One lobbyist for Bluink was Lindsay Stevens. Several years back, she was a “Government Affairs Intern” with Johnson & Johnson (who makes vaccines in Canada). The next year she became a legislative assist at Queen’s Park. Interesting career trajectory. Another is Adam Yahn, who has ties to both the Ontario Conservatives, and to the Federal Party. Katlyn Harrison worked briefly as a Parliamentary Assistant before going into lobbying. All are employed by the firm Summa Strategies.
Summa is Chaired by Tim Powers, long time Conservative Party of Canada operative and talking head on the Canadian news.
It has been derided as an insane conspiracy theory that this “pandemic” is being used to bring about societal change, including digital ID. On the other hand, that appear to be exactly where this is heading. And Bluink will be in a position to deliver a combined system soon, if it can’t already.

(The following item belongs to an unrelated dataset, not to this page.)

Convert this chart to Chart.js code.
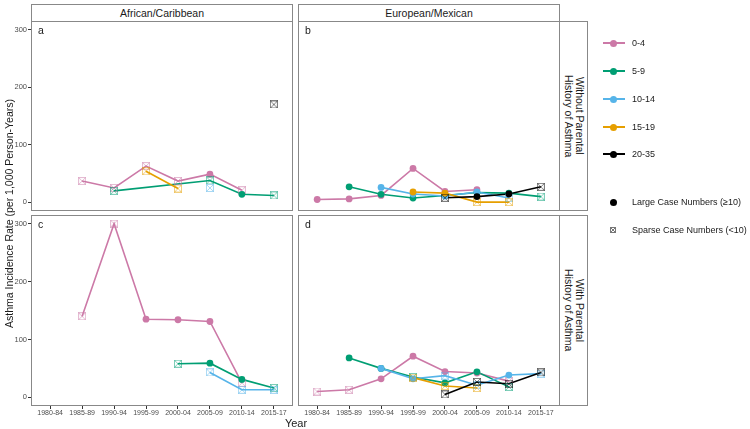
<!DOCTYPE html>
<html>
<head>
<meta charset="utf-8">
<script src="https://cdn.jsdelivr.net/npm/chart.js@4.4.1/dist/chart.umd.min.js"></script>
<style>
  body { margin: 0; background: #fff; font-family: "Liberation Sans", Arial, sans-serif; color: #1a1a1a; }
  #wrap { position: relative; width: 750px; height: 429px; overflow: hidden; }
  canvas, .strip, .lbl, .leg, .txt { position: absolute; }
  .strip { box-sizing: border-box; border: 1px solid #888; background: #fff; font-size: 10.5px;
           display: flex; align-items: center; justify-content: center; }
  .side { writing-mode: vertical-rl; text-align: center; line-height: 11px; }
  .lbl { font-size: 10.5px; line-height: 1; }
  .txt { font-size: 9px; line-height: 1; white-space: nowrap; }
  .ytitle { writing-mode: vertical-rl; transform: rotate(180deg); text-align: center; font-size: 10.5px; line-height: 12px; }
</style>
</head>
<body>
<div id="wrap">
  <div class="strip" style="left:31px;top:4px;width:262px;height:18px">African/Caribbean</div>
  <div class="strip" style="left:298px;top:4px;width:262px;height:18px">European/Mexican</div>
  <div class="strip side" style="left:559px;top:21px;width:29px;height:190px">Without Parental<br>History of Asthma</div>
  <div class="strip side" style="left:559px;top:215px;width:29px;height:191px">With Parental<br>History of Asthma</div>

  <canvas id="pa" width="293" height="190" style="left:0;top:21px"></canvas>
  <canvas id="pb" width="262" height="190" style="left:298px;top:21px"></canvas>
  <canvas id="pc" width="293" height="204" style="left:0;top:215px"></canvas>
  <canvas id="pd" width="262" height="204" style="left:298px;top:215px"></canvas>

  <div class="lbl" style="left:38px;top:25px">a</div>
  <div class="lbl" style="left:305px;top:25px">b</div>
  <div class="lbl" style="left:38px;top:219px">c</div>
  <div class="lbl" style="left:305px;top:219px">d</div>

  <div class="txt ytitle" style="left:3px;top:21px;width:12px;height:385px">Asthma Incidence Rate (per 1,000 Person-Years)</div>
  <div class="txt" style="left:276px;top:418px;width:40px;text-align:center;font-size:11px">Year</div>

  <div id="legend"></div>
</div>

<script>
// Dados
const years = ['1980-84', '1985-89', '1990-94', '1995-99', '2000-04', '2005-09', '2010-14', '2015-17'];
const ageGroups = ['0-4', '5-9', '10-14', '15-19', '20-35'];
const yTicks = [0, 100, 200, 300];

// a: African/Caribbean, sem histórico parental
const a04   = [null, 37, 25, 63, 37, 49, 21, null];
const a59   = [null, null, 20, null, null, 38, 14, 12];
const a1014 = [null, null, null, null, null, 25, null, null];
const a1519 = [null, null, null, 54, 24, null, null, null];
const a2035 = [null, null, null, null, null, null, null, 170];

// b: European/Mexican, sem histórico parental
const b04   = [5, 6, 12, 59, 19, 22, null, null];
const b59   = [null, 27, 14, 7.5, 12, 17, 16, 10];
const b1014 = [null, null, 26, 14.5, 11, 18, 7.5, null];
const b1519 = [null, null, null, 18, 16, 0.5, 0.5, null];
const b2035 = [null, null, null, null, 8, 10, 14.5, 27];

// c: African/Caribbean, com histórico parental
const c04   = [null, 140, 300, 135, 134, 131, 25, null];
const c59   = [null, null, null, null, 58, 59, 31, 16];
const c1014 = [null, null, null, null, null, 43, 13, 13];
const c1519 = [null, null, null, null, null, null, null, null];
const c2035 = [null, null, null, null, null, null, null, null];

// d: European/Mexican, com histórico parental
const d04   = [10, 13, 32, 71, 44.5, 42, 28, null];
const d59   = [null, 68, 50, 35, 25, 44, 18, null];
const d1014 = [null, null, 50, 32, 37.5, 21, 38.5, 41];
const d1519 = [null, null, null, 34, 19.5, 16, null, null];
const d2035 = [null, null, null, null, 5, 26.5, 23.5, 43];

// casos esparsos (<10) = 1
const a04s = [0, 1, 1, 1, 1, 0, 1, 0], a59s = [0, 0, 1, 0, 0, 1, 0, 1], a1014s = [0, 0, 0, 0, 0, 1, 0, 0];
const a1519s = [0, 0, 0, 1, 1, 0, 0, 0], a2035s = [0, 0, 0, 0, 0, 0, 0, 1];
const b04s = [0, 0, 0, 0, 0, 0, 0, 0], b59s = [0, 0, 0, 0, 0, 0, 0, 1], b1014s = [0, 0, 0, 0, 0, 0, 1, 0];
const b1519s = [0, 0, 0, 0, 0, 1, 1, 0], b2035s = [0, 0, 0, 0, 1, 0, 0, 1];
const c04s = [0, 1, 1, 0, 0, 0, 1, 0], c59s = [0, 0, 0, 0, 1, 0, 0, 1], c1014s = [0, 0, 0, 0, 0, 1, 1, 1];
const c1519s = [0, 0, 0, 0, 0, 0, 0, 0], c2035s = [0, 0, 0, 0, 0, 0, 0, 0];
const d04s = [1, 1, 0, 0, 0, 0, 1, 0], d59s = [0, 0, 0, 1, 0, 0, 1, 0], d1014s = [0, 0, 0, 0, 1, 1, 0, 1];
const d1519s = [0, 0, 0, 1, 1, 1, 0, 0], d2035s = [0, 0, 0, 0, 1, 1, 1, 1];

const colors = ['#CC79A7', '#009E73', '#56B4E9', '#E69F00', '#000000'];

function rgba(hex, a) {
    const n = parseInt(hex.slice(1), 16);
    return 'rgba(' + (n >> 16) + ',' + ((n >> 8) & 255) + ',' + (n & 255) + ',' + a + ')';
}

// marcador quadrado com X (casos esparsos)
function boxCross(color, size) {
    const c = document.createElement('canvas');
    c.width = size; c.height = size;
    const g = c.getContext('2d');
    g.strokeStyle = color;
    g.lineWidth = 1;
    const e = size - 0.5;
    g.strokeRect(0.5, 0.5, size - 1, size - 1);
    g.beginPath();
    g.moveTo(0.5, 0.5); g.lineTo(e, e);
    g.moveTo(e, 0.5); g.lineTo(0.5, e);
    g.stroke();
    return c;
}
const sparseMarks = colors.map(c => boxCross(rgba(c, 0.5), 8));

const frame = {
    id: 'frame',
    afterDraw(chart) {
        const a = chart.chartArea, ctx = chart.ctx;
        ctx.save();
        ctx.strokeStyle = '#888';
        ctx.lineWidth = 1;
        ctx.strokeRect(a.left + 0.5, a.top + 0.5, a.right - a.left - 1, a.bottom - a.top - 1);
        ctx.restore();
    }
};

function createPanel(id, values, sparse, showX, showY) {
    const datasets = [];
    values.forEach((vals, g) => {
        const pts = [], styles = [];
        vals.forEach((v, i) => {
            if (v !== null) {
                pts.push({ x: i, y: v });
                styles.push(sparse[g][i] ? sparseMarks[g] : 'circle');
            }
        });
        datasets.push({ data: pts, borderColor: colors[g], borderWidth: 1.6, pointRadius: 0, order: 10 - g });
        datasets.push({ data: pts, showLine: false, backgroundColor: colors[g], pointStyle: styles,
                        pointRadius: 3.4, pointBorderWidth: 0, order: 5 - g });
    });

    new Chart(document.getElementById(id), {
        type: 'line',
        data: { datasets: datasets },
        options: {
            responsive: false,
            animation: false,
            layout: { padding: 0, autoPadding: false },
            plugins: { legend: { display: false }, tooltip: { enabled: false } },
            scales: {
                x: {
                    type: 'linear', min: -0.6, max: 7.6, display: showX,
                    afterBuildTicks: s => { s.ticks = years.map((_, i) => ({ value: i })); },
                    afterFit: s => { if (showX) s.height = 13; s.paddingLeft = 0; s.paddingRight = 0; },
                    ticks: { callback: v => years[v], autoSkip: false, maxRotation: 0,
                             font: { family: 'Liberation Sans', size: 7 }, color: '#4d4d4d', padding: 0 },
                    grid: { drawOnChartArea: false, tickLength: 3, color: '#333' },
                    border: { display: false }
                },
                y: {
                    min: -15, max: 315, display: showY,
                    afterBuildTicks: s => { s.ticks = yTicks.map(v => ({ value: v })); },
                    afterFit: s => { if (showY) s.width = 31; s.paddingTop = 0; s.paddingBottom = 0; },
                    ticks: { font: { family: 'Liberation Sans', size: 7.5 }, color: '#4d4d4d', padding: 1 },
                    grid: { drawOnChartArea: false, tickLength: 3, color: '#333' },
                    border: { display: false }
                }
            }
        },
        plugins: [frame]
    });
}

createPanel('pa', [a04, a59, a1014, a1519, a2035], [a04s, a59s, a1014s, a1519s, a2035s], false, true);
createPanel('pb', [b04, b59, b1014, b1519, b2035], [b04s, b59s, b1014s, b1519s, b2035s], false, false);
createPanel('pc', [c04, c59, c1014, c1519, c2035], [c04s, c59s, c1014s, c1519s, c2035s], true, true);
createPanel('pd', [d04, d59, d1014, d1519, d2035], [d04s, d59s, d1014s, d1519s, d2035s], true, false);

// Legenda
const legend = document.getElementById('legend');
const legendY = [43, 71, 99, 127, 154];
ageGroups.forEach((name, g) => {
    const y = legendY[g];
    legend.insertAdjacentHTML('beforeend',
        '<div class="leg" style="left:603px;top:' + (y - 1) + 'px;width:22px;height:2px;background:' + colors[g] + '"></div>' +
        '<div class="leg" style="left:610px;top:' + (y - 3.5) + 'px;width:7px;height:7px;border-radius:50%;background:' + colors[g] + '"></div>' +
        '<div class="txt" style="left:632px;top:' + (y - 4.5) + 'px">' + name + '</div>');
});
legend.insertAdjacentHTML('beforeend',
    '<div class="leg" style="left:610px;top:198.5px;width:7px;height:7px;border-radius:50%;background:#000"></div>' +
    '<div class="txt" style="left:632px;top:197.5px">Large Case Numbers (\u226510)</div>' +
    '<div class="txt" style="left:632px;top:225.5px">Sparse Case Numbers (&lt;10)</div>');
const key = boxCross('#777', 6);
key.style.left = '610px'; key.style.top = '227px';
legend.appendChild(key);
</script>
</body>
</html>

Attaching vaccine status to something like a driver’s license will make it an actual movement license (credit to RoadToSerfdom), and not just a moniker. Haven’t taken your shots — and boosters — just yet? You won’t be allowed to leave your zone. Considering that Transport Canada is also involved, this isn’t hyperbole.
When Provinces decide that there will no longer be physical service cards, or when Ottawa phases out passports, what will be used to fill the void? S.I.N. card (the white plastic ones) stopped getting produced years ago. This is just an expansion of that idea.
Worth a reminder: The Vaccine Credential Initiative includes the Ontario Ministry of Health. It’s quite possible that this is where it will be launched first.
Bluink themselves explain how their technology works. Tying a medical record to it wouldn’t be a stretch.